The Consumer Federation of Kenya opposed the move, terming the upcoming toll charges as “double taxation”, adding that while tolling has its advantages, one of the levies has to be dropped.
“Our position is that the government should either elect to toll the roads or charge a road maintenance fee with the fuels,” said secretary-general Stephen Mutoro.
“Implementing both simultaneously amounts to double taxation which we shall oppose.’’
Besides the current plan, the Kenya Roads Bill, 2015, which is before Parliament, is also planning to introduce fees for use of highways and county roads based on distance travelled and vehicle weight.
Road tolling was conceptualised in the developed world as a form of taxation through which governments could recoup the cost of road construction and maintenance given the huge growth in the number of motor vehicles.
The system allows a private entity that has built a road to charge a fee – better known as tolls – to recoup their investment and hand over the highway to the State.
Where taxpayers have funded construction (or are paying for the loans borrowed to do so), the involvement of a private entity can only be to collect the fee on behalf of the State at a predetermined service fee.
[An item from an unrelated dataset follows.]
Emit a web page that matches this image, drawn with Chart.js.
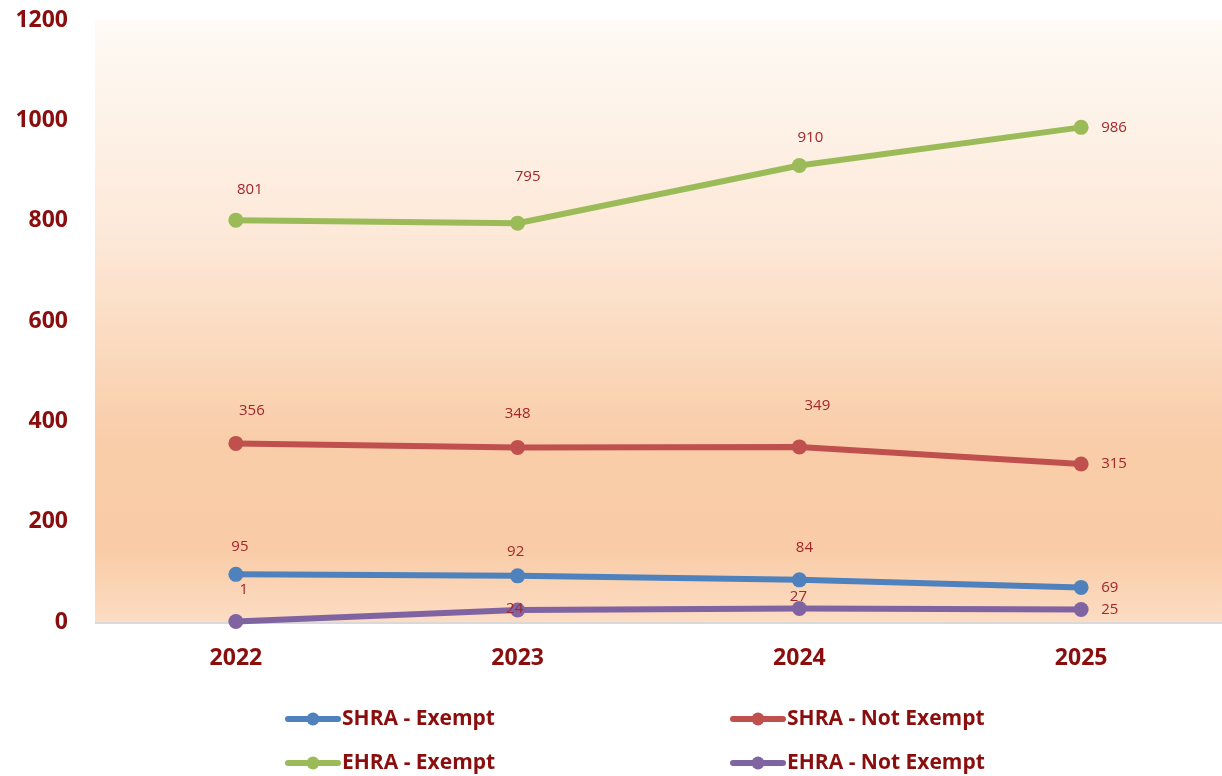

The roads KeNHA is proposing to toll have all been built using public funds.
Thika Road, a 50-kilometre highway completed in 2012, for instance, cost Sh31 billion from the AfDB and the Kenyan government.
South Africa recently introduced electronic tolls on highways around Pretoria and Johannesburg, to help its roads agency (Sanral) upgrade 201km of roads at a cost of Sh126 billion.
The new charges, which only exempted minibus taxis and commuter buses, prompted violent protests, which only cooled off after the rates were revised downwards mid last year.
In the United Kingdom, tolling of roads was all but abandoned in the 1960s leaving just a few privately-built roads and bridges with the charge.
Only one major highway in Britain – the M6 in Birmingham – charges toll, while cities such as London and Stockholm levy a “congestion price”, if one ventures into certain areas.
In America, about 35 states had at least one tolled highway, bridge or tunnel as of 2014, which yielded collection of approximately $13 billion the previous year, according to the International Bridge Tunnel and Turnpike Association.
New Zealand levies a road user charge, but this is only for vehicles that do not pay a fuel levy. All vehicles that use petrol and those that use diesel but weigh less than 3,500 kilogrammes pay a fuel levy.
The move to introduce tolling comes at a time when Kenya’s pump prices have remained immune to a global dip in prices while the government is planning to introduce a 16 per cent VAT on petroleum products in September.